In fact, healthy forests hold about 46% of the world’s terrestrial carbon stores. Yet, when forests suffer from drought, disease, and deforestation, their ability to absorb carbon is diminished and they actually emit greenhouse gases. Up to 20% of worldwide greenhouse gas emissions come from deforestation and forest degradation. If we are to hold the increase in global temperature below 2 degrees centigrade, we must turn our collective energy to reducing deforestation, managing existing forests, and establishing new forests.

Undoubtedly, forests will continue to provide billions of dollars in raw materials for timber, as well as for products such as paper, building supplies and pharmaceuticals. Today, trade in forest products accounts for more than $200 billion globally. But, the question is: How can we more effectively protect forest ecosystems within the context of continued global demand for timber and forest products?

· First, we need to greatly broaden participation in forest management to include local communities, the poor, indigenous people, and women and youth.

· Second, we need to put forest ecosystems into the mainstream of politics and policy as a crucial element of sustainable economic development and human well-being.

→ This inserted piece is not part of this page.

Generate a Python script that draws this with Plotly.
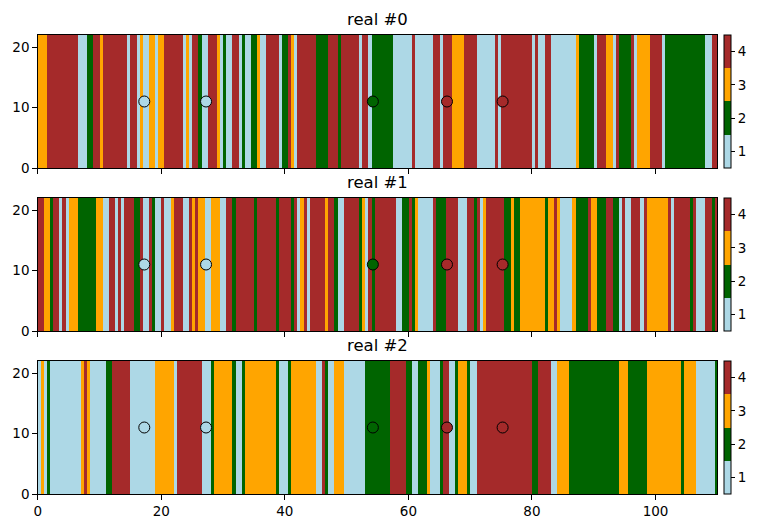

· Third, we should identify specific science-based strategies, tools, and ways of measuring the effectiveness of forest management practices.

There is an ancient Native American proverb that says: “We do not inherit the Earth from our ancestors, we borrow it from our children.” As we look to the future, we have an opportunity today to dedicate ourselves to forests as a priority in all of our work. Forests are the lungs of our world – they should be sustained, nurtured and cherished by us all. The U.S. is optimistic that this International Year of Forests will increase the world’s awareness and appreciation of forests across the globe. And, our hope remains that with the adoption of more eco-sensitive and sustainable forest management practices, trees will continue their critical role in combating the ravages of climate change.

I hope you enjoy the Exhibit both this evening and over the course of the next few weeks. And please enjoy the food tonight – the forest provided great creative inspiration when it came to shaping the menu. I look forward to speaking with some of you a little.